Problem description -
Output the data below in full, character for character.

Source excerpt -
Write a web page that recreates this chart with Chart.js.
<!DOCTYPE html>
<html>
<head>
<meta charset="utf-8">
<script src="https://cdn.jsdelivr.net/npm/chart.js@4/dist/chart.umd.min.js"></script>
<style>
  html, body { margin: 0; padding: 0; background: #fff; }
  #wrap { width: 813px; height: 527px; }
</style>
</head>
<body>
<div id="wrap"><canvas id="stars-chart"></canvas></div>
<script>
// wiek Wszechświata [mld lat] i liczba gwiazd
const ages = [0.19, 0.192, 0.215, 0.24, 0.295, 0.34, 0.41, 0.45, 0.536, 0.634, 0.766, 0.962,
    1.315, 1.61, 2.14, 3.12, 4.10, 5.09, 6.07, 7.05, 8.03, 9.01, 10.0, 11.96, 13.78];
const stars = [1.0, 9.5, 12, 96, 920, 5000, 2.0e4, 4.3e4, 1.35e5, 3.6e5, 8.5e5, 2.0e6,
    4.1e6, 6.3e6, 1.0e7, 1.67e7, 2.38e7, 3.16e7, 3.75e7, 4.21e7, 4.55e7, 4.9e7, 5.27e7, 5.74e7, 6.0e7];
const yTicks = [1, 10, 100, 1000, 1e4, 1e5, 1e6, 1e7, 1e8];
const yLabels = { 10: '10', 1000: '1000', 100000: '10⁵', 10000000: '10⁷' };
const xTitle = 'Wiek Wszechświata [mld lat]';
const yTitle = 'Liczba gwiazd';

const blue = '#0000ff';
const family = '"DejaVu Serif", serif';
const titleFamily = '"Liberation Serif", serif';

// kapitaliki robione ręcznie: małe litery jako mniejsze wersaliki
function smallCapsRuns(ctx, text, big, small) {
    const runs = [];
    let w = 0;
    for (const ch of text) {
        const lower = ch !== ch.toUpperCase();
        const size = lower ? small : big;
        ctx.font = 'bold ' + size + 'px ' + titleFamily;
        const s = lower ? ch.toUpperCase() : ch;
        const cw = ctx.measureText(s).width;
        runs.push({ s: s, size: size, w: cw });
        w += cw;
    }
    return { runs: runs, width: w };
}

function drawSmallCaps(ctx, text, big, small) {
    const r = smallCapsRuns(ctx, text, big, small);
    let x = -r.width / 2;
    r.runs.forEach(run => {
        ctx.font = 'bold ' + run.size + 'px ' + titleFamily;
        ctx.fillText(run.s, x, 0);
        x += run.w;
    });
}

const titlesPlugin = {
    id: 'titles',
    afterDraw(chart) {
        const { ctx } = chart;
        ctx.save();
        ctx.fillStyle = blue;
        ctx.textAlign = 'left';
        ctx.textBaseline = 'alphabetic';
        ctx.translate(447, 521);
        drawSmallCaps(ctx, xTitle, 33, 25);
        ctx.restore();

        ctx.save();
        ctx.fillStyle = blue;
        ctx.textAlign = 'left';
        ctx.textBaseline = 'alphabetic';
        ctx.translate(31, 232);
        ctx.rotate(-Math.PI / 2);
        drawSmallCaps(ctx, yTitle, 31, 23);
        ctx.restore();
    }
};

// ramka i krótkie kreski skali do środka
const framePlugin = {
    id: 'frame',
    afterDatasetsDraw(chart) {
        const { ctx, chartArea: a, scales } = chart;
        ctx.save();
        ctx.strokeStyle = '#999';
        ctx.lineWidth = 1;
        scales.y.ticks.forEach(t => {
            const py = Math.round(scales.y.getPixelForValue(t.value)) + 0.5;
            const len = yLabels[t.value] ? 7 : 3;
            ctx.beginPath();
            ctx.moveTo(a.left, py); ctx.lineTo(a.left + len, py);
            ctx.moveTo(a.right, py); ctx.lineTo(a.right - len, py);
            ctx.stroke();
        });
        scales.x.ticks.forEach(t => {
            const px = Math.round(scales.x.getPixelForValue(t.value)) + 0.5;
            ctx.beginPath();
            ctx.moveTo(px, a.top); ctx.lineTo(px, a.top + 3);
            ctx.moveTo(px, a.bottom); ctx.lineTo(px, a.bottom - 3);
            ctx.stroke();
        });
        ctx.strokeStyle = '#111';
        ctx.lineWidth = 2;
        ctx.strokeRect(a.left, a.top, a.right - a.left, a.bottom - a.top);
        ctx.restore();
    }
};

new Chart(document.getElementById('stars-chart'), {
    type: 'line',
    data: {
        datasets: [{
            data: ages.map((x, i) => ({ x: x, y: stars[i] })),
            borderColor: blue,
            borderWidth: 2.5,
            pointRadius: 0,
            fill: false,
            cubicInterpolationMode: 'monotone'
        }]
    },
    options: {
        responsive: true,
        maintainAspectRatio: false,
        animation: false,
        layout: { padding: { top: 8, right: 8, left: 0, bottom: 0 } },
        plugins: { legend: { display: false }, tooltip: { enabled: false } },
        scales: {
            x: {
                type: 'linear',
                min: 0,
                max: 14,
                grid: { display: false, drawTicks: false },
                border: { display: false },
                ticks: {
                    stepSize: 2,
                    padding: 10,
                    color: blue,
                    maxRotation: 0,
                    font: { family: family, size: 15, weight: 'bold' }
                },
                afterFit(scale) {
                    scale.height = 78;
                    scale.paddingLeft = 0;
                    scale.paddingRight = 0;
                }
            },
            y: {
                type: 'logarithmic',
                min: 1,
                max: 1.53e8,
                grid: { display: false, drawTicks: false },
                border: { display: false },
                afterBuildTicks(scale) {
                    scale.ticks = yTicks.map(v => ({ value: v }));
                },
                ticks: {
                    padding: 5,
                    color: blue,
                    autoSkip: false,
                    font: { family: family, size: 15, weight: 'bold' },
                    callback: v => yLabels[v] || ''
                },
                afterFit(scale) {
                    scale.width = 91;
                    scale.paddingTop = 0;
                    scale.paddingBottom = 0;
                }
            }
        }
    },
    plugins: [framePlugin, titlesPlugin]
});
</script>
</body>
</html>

Task solution -
Write a web page that recreates this chart with Chart.js.
<!DOCTYPE html>
<html>
<head>
<meta charset="utf-8">
<script src="https://cdn.jsdelivr.net/npm/chart.js@4/dist/chart.umd.min.js"></script>
<style>
  html, body { margin: 0; padding: 0; background: #fff; }
  #wrap { width: 813px; height: 527px; }
</style>
</head>
<body>
<div id="wrap"><canvas id="stars-chart"></canvas></div>
<script>
// wiek Wszechświata [mld lat] i liczba gwiazd
const ages = [0.19, 0.192, 0.215, 0.24, 0.295, 0.34, 0.41, 0.45, 0.536, 0.634, 0.766, 0.962,
    1.315, 1.61, 2.14, 3.12, 4.10, 5.09, 6.07, 7.05, 8.03, 9.01, 10.0, 11.96, 13.78];
const stars = [1.0, 9.5, 12, 96, 920, 5000, 2.0e4, 4.3e4, 1.35e5, 3.6e5, 8.5e5, 2.0e6,
    4.1e6, 6.3e6, 1.0e7, 1.67e7, 2.38e7, 3.16e7, 3.75e7, 4.21e7, 4.55e7, 4.9e7, 5.27e7, 5.74e7, 6.0e7];
const yTicks = [1, 10, 100, 1000, 1e4, 1e5, 1e6, 1e7, 1e8];
const yLabels = { 10: '10', 1000: '1000', 100000: '10⁵', 10000000: '10⁷' };
const xTitle = 'Wiek Wszechświata [mld lat]';
const yTitle = 'Liczba gwiazd';

const blue = '#0000ff';
const family = '"DejaVu Serif", serif';
const titleFamily = '"Liberation Serif", serif';

// kapitaliki robione ręcznie: małe litery jako mniejsze wersaliki
function smallCapsRuns(ctx, text, big, small) {
    const runs = [];
    let w = 0;
    for (const ch of text) {
        const lower = ch !== ch.toUpperCase();
        const size = lower ? small : big;
        ctx.font = 'bold ' + size + 'px ' + titleFamily;
        const s = lower ? ch.toUpperCase() : ch;
        const cw = ctx.measureText(s).width;
        runs.push({ s: s, size: size, w: cw });
        w += cw;
    }
    return { runs: runs, width: w };
}

function drawSmallCaps(ctx, text, big, small) {
    const r = smallCapsRuns(ctx, text, big, small);
    let x = -r.width / 2;
    r.runs.forEach(run => {
        ctx.font = 'bold ' + run.size + 'px ' + titleFamily;
        ctx.fillText(run.s, x, 0);
        x += run.w;
    });
}

const titlesPlugin = {
    id: 'titles',
    afterDraw(chart) {
        const { ctx } = chart;
        ctx.save();
        ctx.fillStyle = blue;
        ctx.textAlign = 'left';
        ctx.textBaseline = 'alphabetic';
        ctx.translate(447, 521);
        drawSmallCaps(ctx, xTitle, 33, 25);
        ctx.restore();

        ctx.save();
        ctx.fillStyle = blue;
        ctx.textAlign = 'left';
        ctx.textBaseline = 'alphabetic';
        ctx.translate(31, 232);
        ctx.rotate(-Math.PI / 2);
        drawSmallCaps(ctx, yTitle, 31, 23);
        ctx.restore();
    }
};

// ramka i krótkie kreski skali do środka
const framePlugin = {
    id: 'frame',
    afterDatasetsDraw(chart) {
        const { ctx, chartArea: a, scales } = chart;
        ctx.save();
        ctx.strokeStyle = '#999';
        ctx.lineWidth = 1;
        scales.y.ticks.forEach(t => {
            const py = Math.round(scales.y.getPixelForValue(t.value)) + 0.5;
            const len = yLabels[t.value] ? 7 : 3;
            ctx.beginPath();
            ctx.moveTo(a.left, py); ctx.lineTo(a.left + len, py);
            ctx.moveTo(a.right, py); ctx.lineTo(a.right - len, py);
            ctx.stroke();
        });
        scales.x.ticks.forEach(t => {
            const px = Math.round(scales.x.getPixelForValue(t.value)) + 0.5;
            ctx.beginPath();
            ctx.moveTo(px, a.top); ctx.lineTo(px, a.top + 3);
            ctx.moveTo(px, a.bottom); ctx.lineTo(px, a.bottom - 3);
            ctx.stroke();
        });
        ctx.strokeStyle = '#111';
        ctx.lineWidth = 2;
        ctx.strokeRect(a.left, a.top, a.right - a.left, a.bottom - a.top);
        ctx.restore();
    }
};

new Chart(document.getElementById('stars-chart'), {
    type: 'line',
    data: {
        datasets: [{
            data: ages.map((x, i) => ({ x: x, y: stars[i] })),
            borderColor: blue,
            borderWidth: 2.5,
            pointRadius: 0,
            fill: false,
            cubicInterpolationMode: 'monotone'
        }]
    },
    options: {
        responsive: true,
        maintainAspectRatio: false,
        animation: false,
        layout: { padding: { top: 8, right: 8, left: 0, bottom: 0 } },
        plugins: { legend: { display: false }, tooltip: { enabled: false } },
        scales: {
            x: {
                type: 'linear',
                min: 0,
                max: 14,
                grid: { display: false, drawTicks: false },
                border: { display: false },
                ticks: {
                    stepSize: 2,
                    padding: 10,
                    color: blue,
                    maxRotation: 0,
                    font: { family: family, size: 15, weight: 'bold' }
                },
                afterFit(scale) {
                    scale.height = 78;
                    scale.paddingLeft = 0;
                    scale.paddingRight = 0;
                }
            },
            y: {
                type: 'logarithmic',
                min: 1,
                max: 1.53e8,
                grid: { display: false, drawTicks: false },
                border: { display: false },
                afterBuildTicks(scale) {
                    scale.ticks = yTicks.map(v => ({ value: v }));
                },
                ticks: {
                    padding: 5,
                    color: blue,
                    autoSkip: false,
                    font: { family: family, size: 15, weight: 'bold' },
                    callback: v => yLabels[v] || ''
                },
                afterFit(scale) {
                    scale.width = 91;
                    scale.paddingTop = 0;
                    scale.paddingBottom = 0;
                }
            }
        }
    },
    plugins: [framePlugin, titlesPlugin]
});
</script>
</body>
</html>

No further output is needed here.